Comments from U.S. officials

White House press secretary Karoline Leavitt suggested earlier Thursday that the threatened tariff increases would kick unless Trump reached last-minute deals with trading partners. 

“Those countries that either do not have a deal or have a letter, they will be hearing from this administration by the midnight deadline tonight,” Leavitt told reporters in a briefing.

WATCH | Canadians’ boycott of U.S. booze draws attention south of the border:

U.S. liquor producers caught in trade war want tariffs gone

The U.S. liquor sector is putting economic and political pressure on the Trump administration as the Canada-U.S. trade deal deadline approaches. They hope the administration might offer limited carve-outs to their industry or rethink tariffs altogether.

Trump’s Commerce Secretary Howard Lutnick suggested Thursday that Trump will follow through with his threat to raise the tariff rate on Canadian imports. 

“I just don’t see the president stepping off the gas,” Lutnick said in an interview on Fox Business Network, during which he criticized Canada for being one of the only countries to retaliate against Trump’s tariffs. 

Other deals, and a lawsuit

Trump issued similar ultimatums with the same Aug. 1 deadline to 17 major trading partners across the globe, including Canada, Mexico, the European Union, Japan and Taiwan. Each contained threats of tariffs in the range of 30 per cent.  

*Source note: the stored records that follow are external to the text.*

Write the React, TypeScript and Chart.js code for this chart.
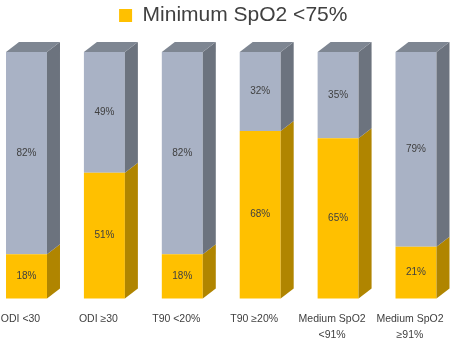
import React, { useEffect, useRef } from "react";
import { Chart, registerables } from "chart.js";

Chart.register(...registerables);

const categories: (string | string[])[] = [
  "ODI <30",
  "ODI ≥30",
  "T90 <20%",
  "T90 ≥20%",
  ["Medium SpO2", "<91%"],
  ["Medium SpO2", "≥91%"],
];
const minSpO2Below75 = [18, 51, 18, 68, 65, 21];
const remainder = [82, 49, 82, 32, 35, 79];
const legendLabel = "Minimum SpO2 <75%";

const YELLOW = "#FFC000";
const YELLOW_SIDE = "#B08500";
const GRAY = "#A9B2C5";
const GRAY_SIDE = "#6C737E";
const GRAY_TOP = "#7E8692";
const TEXT = "#404040";
const FONT = "'Liberation Sans', Arial, sans-serif";

const DX = 13;
const DY = 10;

const legendTweak = {
  id: "legendTweak",
  beforeLayout(chart: any) {
    const lg = chart.legend;
    if (!lg || lg.__patched) return;
    lg.__patched = true;
    const origFit = lg.fit;
    lg.fit = function (this: any) {
      origFit.call(this);
      this.height += 16;
    };
    const origDraw = lg.draw;
    lg.draw = function (this: any) {
      const ctx = this.ctx;
      ctx.save();
      ctx.translate(12, 0);
      origDraw.call(this);
      ctx.restore();
    };
  },
};

const bar3d = {
  id: "bar3d",
  afterDatasetsDraw(chart: any) {
    const ctx = chart.ctx;
    const n = chart.data.datasets.length;
    const sideColors = [YELLOW_SIDE, GRAY_SIDE];
    ctx.save();
    for (let di = 0; di < n; di++) {
      const meta = chart.getDatasetMeta(di);
      meta.data.forEach((el: any) => {
        const { x, y, base, width } = el.getProps(["x", "y", "base", "width"], true);
        const x0 = x - width / 2;
        const x1 = x + width / 2;
        ctx.beginPath();
        ctx.moveTo(x1, y);
        ctx.lineTo(x1 + DX, y - DY);
        ctx.lineTo(x1 + DX, base - DY);
        ctx.lineTo(x1, base);
        ctx.closePath();
        ctx.fillStyle = sideColors[di];
        ctx.fill();
        if (di === n - 1) {
          ctx.beginPath();
          ctx.moveTo(x0, y);
          ctx.lineTo(x0 + DX, y - DY);
          ctx.lineTo(x1 + DX, y - DY);
          ctx.lineTo(x1, y);
          ctx.closePath();
          ctx.fillStyle = GRAY_TOP;
          ctx.fill();
        }
      });
    }
    ctx.font = "10px " + FONT;
    ctx.fillStyle = TEXT;
    ctx.textAlign = "center";
    ctx.textBaseline = "middle";
    for (let di = 0; di < n; di++) {
      const meta = chart.getDatasetMeta(di);
      const values = chart.data.datasets[di].data;
      meta.data.forEach((el: any, i: number) => {
        const { x, y, base } = el.getProps(["x", "y", "base"], true);
        ctx.fillText(values[i] + "%", x, (y + base) / 2);
      });
    }
    ctx.restore();
  },
};

export default function App() {
  const ref = useRef<HTMLCanvasElement | null>(null);
  useEffect(() => {
    if (!ref.current) return;
    const chart = new Chart(ref.current, {
      type: "bar",
      data: {
        labels: categories,
        datasets: [
          {
            label: legendLabel,
            data: minSpO2Below75,
            backgroundColor: YELLOW,
            borderWidth: 0,
            clip: false as any,
          },
          {
            label: "Other",
            data: remainder,
            backgroundColor: GRAY,
            borderWidth: 0,
            clip: false as any,
          },
        ],
      },
      options: {
        animation: false,
        responsive: true,
        maintainAspectRatio: false,
        layout: { padding: { left: 26.5, right: 42, top: 0, bottom: 0 } },
        datasets: { bar: { barPercentage: 0.526, categoryPercentage: 1 } },
        plugins: {
          tooltip: { enabled: false },
          legend: {
            display: true,
            position: "top",
            labels: {
              filter: (item: any) => item.datasetIndex === 0,
              boxWidth: 13,
              boxHeight: 13,
              color: TEXT,
              font: { size: 21, family: FONT },
              padding: 5,
            },
          },
        },
        scales: {
          x: {
            stacked: true,
            offset: false,
            grid: { display: false, drawTicks: false },
            border: { display: false },
            afterFit: (scale: any) => {
              scale.paddingLeft = 0;
              scale.paddingRight = 0;
              scale.height -= 15;
            },
            ticks: {
              color: TEXT,
              autoSkip: false,
              maxRotation: 0,
              labelOffset: -6,
              padding: 13,
              font: { size: 10.5, family: FONT, lineHeight: 1.5 },
            },
          },
          y: {
            stacked: true,
            display: false,
            min: 0,
            max: 100,
          },
        },
      },
      plugins: [legendTweak, bar3d],
    });
    return () => chart.destroy();
  }, []);
  return (
    <div style={{ position: "fixed", left: 0, top: 0, width: 458, height: 341, background: "#fff" }}>
      <canvas ref={ref} />
    </div>
  );
}
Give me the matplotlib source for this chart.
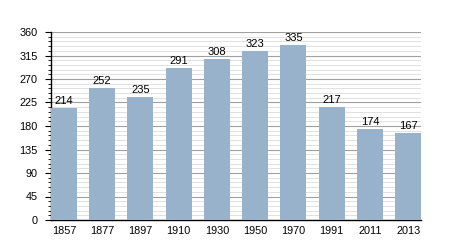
import numpy as np
import matplotlib.pyplot as plt
from matplotlib.ticker import MultipleLocator

plt.rcParams['font.family'] = ['Liberation Sans', 'DejaVu Sans']

# Population by census year
years = ['1857', '1877', '1897', '1910', '1930', '1950', '1970', '1991', '2011', '2013']
population = [214, 252, 235, 291, 308, 323, 335, 217, 174, 167]

fig = plt.figure(figsize=(4.5, 2.5), dpi=100)
ax = fig.add_axes([0.113, 0.12, 0.823, 0.752])

x = np.arange(len(years))
w = 0.68
ax.bar(x, population, width=w, color='#98b2cc', zorder=3)
for xi, v in zip(x, population):
    ax.text(xi, v + 4, str(v), ha='center', va='bottom', fontsize=8, zorder=4)

ax.set_xlim(-w / 2, len(years) - 1 + w / 2)
ax.set_ylim(0, 360)
ax.yaxis.set_major_locator(MultipleLocator(45))
ax.yaxis.set_minor_locator(MultipleLocator(9))
ax.grid(which='major', axis='y', color='#a0a0a0', linewidth=0.8, zorder=0)
ax.grid(which='minor', axis='y', color='#dcdcdc', linewidth=0.6, zorder=0)

ax.set_xticks(x)
ax.set_xticklabels(years)
ax.tick_params(axis='x', length=0, labelsize=7.8, pad=4)
ax.tick_params(axis='y', which='major', length=4, labelsize=7.8, pad=5.5)
ax.tick_params(axis='y', which='minor', length=2)

for s in ['top', 'right']:
    ax.spines[s].set_visible(False)
ax.spines['left'].set_linewidth(1.0)
ax.spines['bottom'].set_linewidth(1.0)

plt.savefig('out.png')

Last week, Trump announced deals with the EU and Japan with across-the-board tariffs of 15 per cent as well as vague commitments for hundreds of billions of dollars of investment in the U.S.  

Separately, Trump has imposed a 50 per cent tariff on steel and aluminum imports from around the world. Canada is the top supplier of both products to the U.S.

For the tariff that specifically targets Canada, Trump used a law that allows the U.S. president to take emergency economic measures to “deal with any unusual and extraordinary threat” to national security. He cited the supposed flow of fentanyl across the country’s northern border as that threat.

That tariff is facing a legal challenge that has now reached a federal appeals court, putting it further along in the U.S. court system than any other tariff lawsuit.